NORTH COVENTRY TOWNSHIP PA – Starbucks, the internationally-known vendor of coffees, beverages, and ready-to-eat foods, is preparing to open a new store in the Suburbia Shopping Center, 86 Glocker Way.
Equipment for ground preparation work was seen at the location late last week, and an nearby sign proclaims “Starbucks Coffee Coming Soon” to passing traffic. The store is being constructed on property described as an “undeveloped pad site,” which was part of the center’s plans about 20 years ago for a bank that was never built.
The project was approved by the township Board of Supervisors during its Oct. 10 (2023) meeting.

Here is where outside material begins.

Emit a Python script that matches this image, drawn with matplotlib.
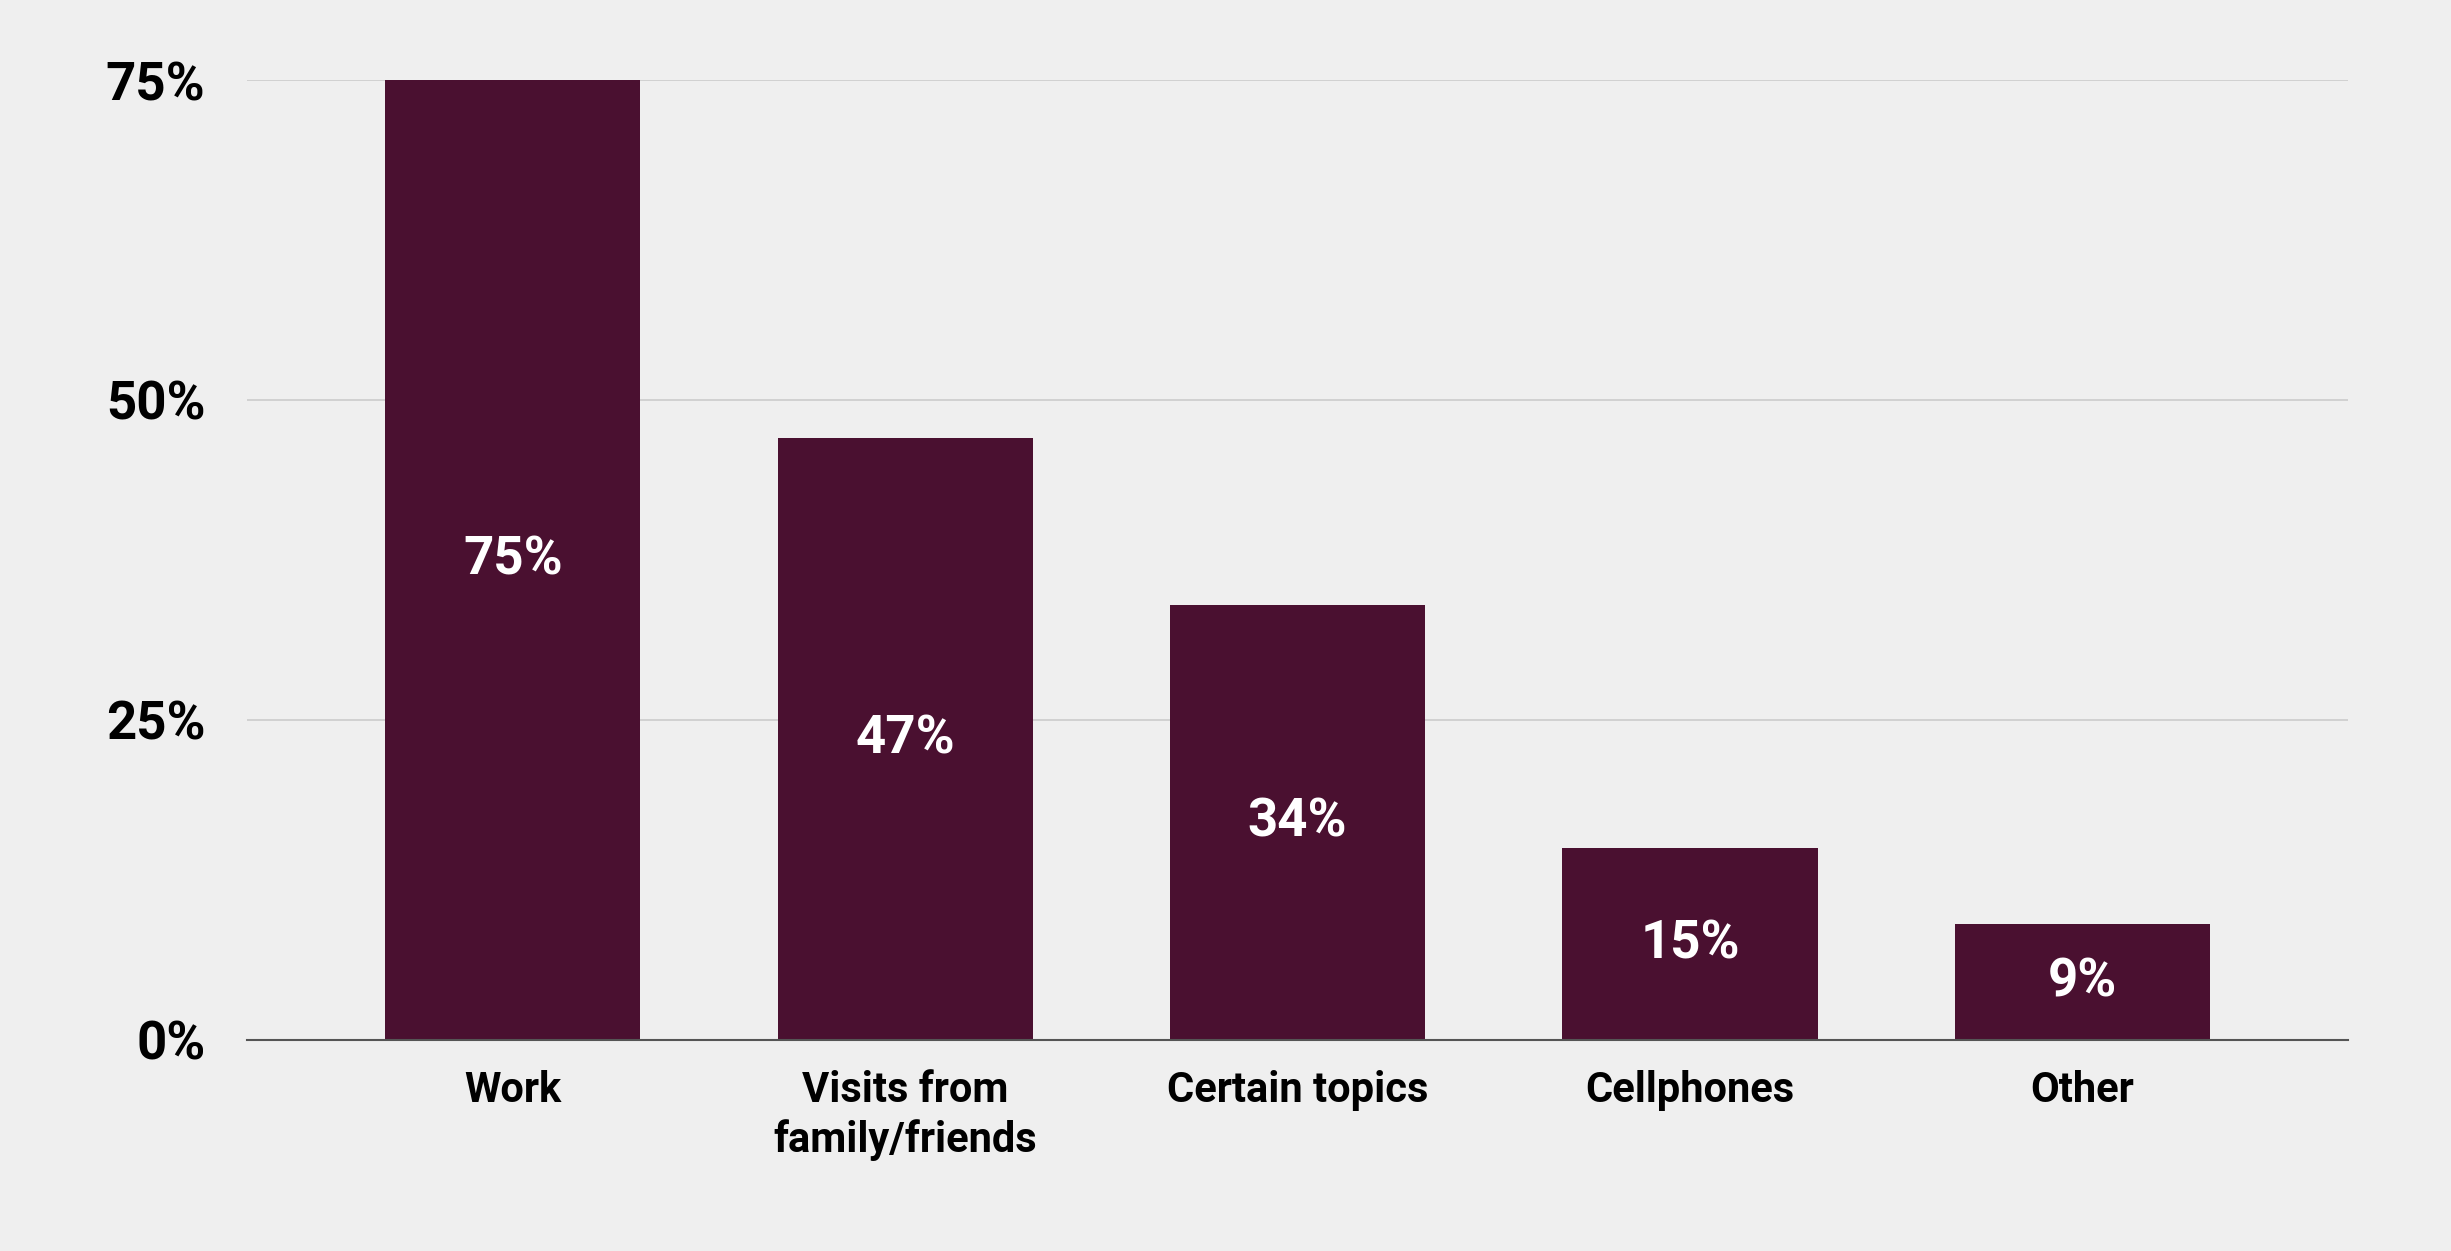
import matplotlib.pyplot as plt

categories = ["Work", "Visits from\nfamily/friends", "Certain topics", "Cellphones", "Other"]
values = [75, 47, 34, 15, 9]
yticks = [0, 25, 50, 75]

bg = "#efefef"
plt.rcParams['font.family'] = ['Roboto', 'DejaVu Sans']
fig = plt.figure(figsize=(24.51, 12.51), dpi=100, facecolor=bg)
ax = fig.add_axes([0.1008, 0.169, 0.8572, 0.767])
ax.set_facecolor(bg)

x = range(len(categories))
bars = ax.bar(x, values, width=0.65, color="#4a1030", zorder=3)
for xi, v in zip(x, values):
    ax.text(xi, v / 2, f"{v}%", ha="center", va="center", color="white",
            fontsize=38, fontweight="bold", zorder=4)

ax.set_xlim(-0.677, 4.677)
ax.set_ylim(0, 75)
ax.set_yticks(yticks)
ax.set_yticklabels([f"{t}%" for t in yticks], fontsize=38, fontweight="bold")
ax.set_xticks(list(x))
ax.set_xticklabels(categories, fontsize=30, fontweight="bold", linespacing=1.25)
ax.tick_params(length=0)
ax.tick_params(axis="y", pad=30)
ax.tick_params(axis="x", pad=22)
ax.grid(axis="y", color="#cccccc", linewidth=1.2, zorder=0)
for s in ["top", "right", "left"]:
    ax.spines[s].set_visible(False)
ax.spines["bottom"].set_color("#555555")
ax.spines["bottom"].set_linewidth(1.5)
ax.spines["bottom"].set_zorder(5)

fig.savefig("out.png", dpi=100, facecolor=bg)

Starbucks currently operates two stores in the Upland Square shopping center, West Pottsgrove; three stores in Royersford zip codes, and one each in Gilbertsville, Collegeville, Phoenixville, and Oaks.
Engineering firm LTL Consultants Ltd., and traffic engineers McMahon Associates (now known as Bowman) worked with North Coventry officials to provide Starbucks’ proposed plans and a traffic study for township review, the supervisors’ meeting minutes reflect. The project likely will also result in traffic configuration changes within the Suburbia center, the minutes state.
Starbucks’ long-term strategy
Starbucks in November 2023 announced what it called a “long-term growth strategy” to further strengthen its brand, double the number of its customer-members during the next five years, increase efficiency and improve operations, and expand its global footprint to 55,000 stores by 2030.
In the U.S. alone, the company said, a total of about 16,300 stores should operating before the end of 2024. It anticipates a 4-percent net new U.S. store growth during the current fiscal year.
Of its new additions, Starbucks reportedly plans to build more “purpose-defined stores like pick-up, drive-thru only, double-sided drive-thru, and delivery-only” to “better meet our customers where they are.”
“To capture that demand we will build more new stores, with new formats, in new cities, and cities we’re already in,” according to Sara Trilling, executive vice president and president of Starbucks North America. “To be clear, Starbucks has not saturated the U.S. market,” she said.